I haven’t been this poor since I started earning money tutoring during my last year of prep school. I learned well the value of money, every mark, every pfennig, I know how hard my papa and little brothers worked for their pay. And I always wanted more. More money, more of what I could buy with it. I didn’t want to save every pfennig, conserve matches by snapping them in two, smoke the cheapest tobacco, I didn’t want to do everything my father did because he had to.

Excerpt translated by Sean Gasper Bye

Literary novel
Szczepan Twardoch

Full-blooded novel with a generous helping of 20th-century history of Silesia

Publisher: Wydawnictwo Literackie, Kraków 2020
Translation rights: Wydawnictwo Literackie,
Foreign language translations: Twardoch’s works have been published in Bulgaria, China, Croatia, Czech Republic, France, Germany, Greece, Hungary, Italy, Macedonia, Netherlands, Romania, Russia, Serbia, Slovakia, Slovenia, Ukraine, and USA. Rights to Humbel have been sold to Germany (Rowohlt) and Netherlands (Nieuw Amsterdam).
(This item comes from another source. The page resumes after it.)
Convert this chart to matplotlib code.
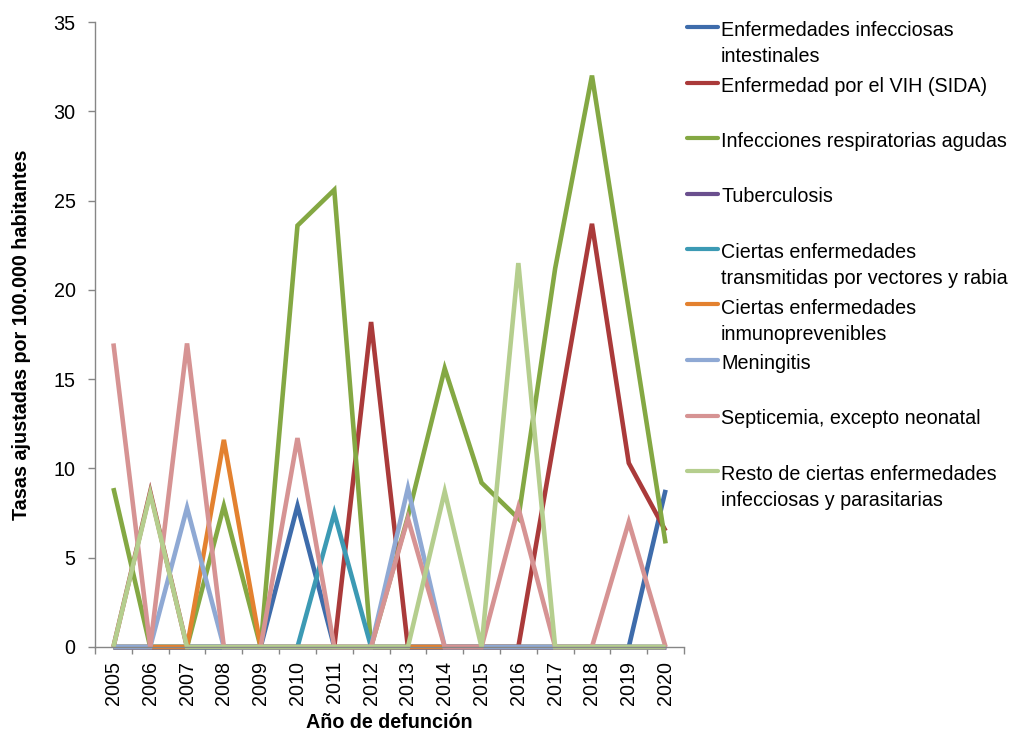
import matplotlib
matplotlib.use("Agg")
import matplotlib.pyplot as plt
from matplotlib import font_manager
from matplotlib.lines import Line2D

# ---------------- data ----------------
years = [str(y) for y in range(2005, 2021)]
intestinales = [0, 0, 0, 0, 0, 7.9, 0, 0, 0, 0, 0, 0, 0, 0, 0, 8.8]
vih = [0, 8.7, 0, 0, 0, 0, 0, 18.2, 0, 0, 0, 0, 11.9, 23.7, 10.3, 6.5]
respiratorias = [8.9, 0, 0, 7.9, 0, 23.6, 25.6, 0, 7.3, 15.6, 9.2, 7.2, 21.2, 32.0, 18.9, 5.8]
tuberculosis = [0] * 16
vectores = [0, 0, 0, 0, 0, 0, 7.5, 0, 0, 0, 0, 0, 0, 0, 0, 0]
inmunoprevenibles = [0, 0, 0, 11.6, 0, 0, 0, 0, 0, 0, 0, 0, 0, 0, 0, 0]
meningitis = [0, 0, 7.8, 0, 0, 0, 0, 0, 8.9, 0, 0, 0, 0, 0, 0, 0]
septicemia = [17.0, 0, 17.0, 0, 0, 11.7, 0, 0, 7.2, 0, 0, 7.8, 0, 0, 7.0, 0]
resto = [0, 8.6, 0, 0, 0, 0, 0, 0, 0, 8.7, 0, 21.5, 0, 0, 0, 0]

labels = [
    "Enfermedades infecciosas\nintestinales",
    "Enfermedad por el VIH (SIDA)",
    "Infecciones respiratorias agudas",
    "Tuberculosis",
    "Ciertas enfermedades\ntransmitidas por vectores y rabia",
    "Ciertas enfermedades\ninmunoprevenibles",
    "Meningitis",
    "Septicemia, excepto neonatal",
    "Resto de ciertas enfermedades\ninfecciosas y parasitarias",
]
series = [intestinales, vih, respiratorias, tuberculosis, vectores,
          inmunoprevenibles, meningitis, septicemia, resto]
colors = ["#3E6CAB", "#AA3A3A", "#84A843", "#6A4F8E", "#3C9AB4",
          "#E3812F", "#8FA9D4", "#D69393", "#B5CE8E"]

# ---------------- fonts ----------------
def available(name):
    try:
        font_manager.findfont(font_manager.FontProperties(family=name),
                              fallback_to_default=False)
        return True
    except Exception:
        return False

narrow = available("Liberation Sans Narrow")
fam = "Liberation Sans Narrow" if narrow else "Liberation Sans"
plt.rcParams["font.family"] = [fam, "DejaVu Sans"]
FS = 17 if narrow else 14.2

W, H = 1013, 737
fig = plt.figure(figsize=(W / 100, H / 100), dpi=100)
ax_l, ax_r, ax_t, ax_b = 95, 684, 22, 647
ax = fig.add_axes([ax_l / W, 1 - ax_b / H, (ax_r - ax_l) / W, (ax_b - ax_t) / H])

x = list(range(len(years)))
for vals, c in zip(series, colors):
    ax.plot(x, vals, color=c, lw=3.3, solid_joinstyle="miter", solid_capstyle="butt",
            clip_on=False)

ax.set_xlim(-0.5, len(years) - 0.5)
ax.set_ylim(0, 35)
ax.set_yticks(range(0, 36, 5))
ax.set_xticks(x)
ax.set_xticklabels(years, rotation=90, fontsize=FS)
ax.set_xticks([i - 0.5 for i in range(len(years) + 1)], minor=True)
ax.tick_params(axis="x", which="major", length=0, pad=10)
ax.tick_params(axis="x", which="minor", length=5, width=1.0, color="#868686", direction="out")
ax.tick_params(axis="y", which="major", length=5, width=1.0, color="#868686",
               direction="out", pad=9, labelsize=FS)
for s in ["top", "right"]:
    ax.spines[s].set_visible(False)
for s in ["left", "bottom"]:
    ax.spines[s].set_color("#868686")
    ax.spines[s].set_linewidth(1.0)

fig.text(22 / W, 1 - 335 / H, "Tasas ajustadas por 100.000 habitantes", rotation=90,
         ha="center", va="center", fontsize=FS, fontweight="bold")
fig.text(389 / W, 1 - 723 / H, "Año de defunción", ha="center", va="center",
         fontsize=FS, fontweight="bold")

# ---------------- legend ----------------
y0, dy = 27, 55.5
for i, (lab, c) in enumerate(zip(labels, colors)):
    yh = y0 + i * dy
    fig.add_artist(Line2D([687 / W, 718 / W], [1 - yh / H, 1 - yh / H], color=c, lw=3.0,
                          transform=fig.transFigure, solid_capstyle="round"))
    for j, line in enumerate(lab.split("\n")):
        fig.text(721 / W, 1 - (yh + 9 + 26 * j) / H, line, ha="left", va="baseline",
                 fontsize=FS)

fig.savefig("out.png", dpi=100)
Literature needs stars. Today, Szczepan Twardoch is without doubt a star of Polish literature. He’s a writer whose work has been adapted for screen (a serialised version of his King of Warsaw will soon premiere on TV) and is translated more and more often into the most important world languages (including German and English), a writer whose readers can’t wait for his books and whose public pronouncements arouse emotions – a rare feat for contemporary prose writers. But despite the contemporary cult of celebrity, you can’t become a star of literature without knowing how to write. And Twardoch can write – proof of which is his new book Humbel.

In Humbel, Twardoch takes up topics explored in his earlier works. We’ll find here issues of Silesian identity tangled up in conflicts between Poles and Germans; fratricidal struggles, from which no winners emerge; the sufferings of individuals caught up in the turbulent maelstroms of history; male desires; and finally, the figure of the femme fatale. The author impresses with his sensitivity to detail and psychological insights, but above all with his rare ability to sustain a narrative and intrigue. Thus, readers aren’t given an elegant yarn spun around the decoration of the era or a moralising treatise on the subject of the fluid identity of Alois Pokora, who is wounded in the French trenches of the First World War, but a full-blooded novel with a generous helping of 20th-century history of Silesia peopled by well-drawn protagonists.

Humbel may call to mind to an extent Pierre Lemaitre’s Prix Goncourt-winning novel The Great Swindle, although with regard to its universal – literally parabolic – dimension it’s closer to another work set during the First World War: Erich Maria Remarque’s classic novel All Quiet on the Western Front. As with Remarque, history touches everybody here, even if they gamely try to give it the slip.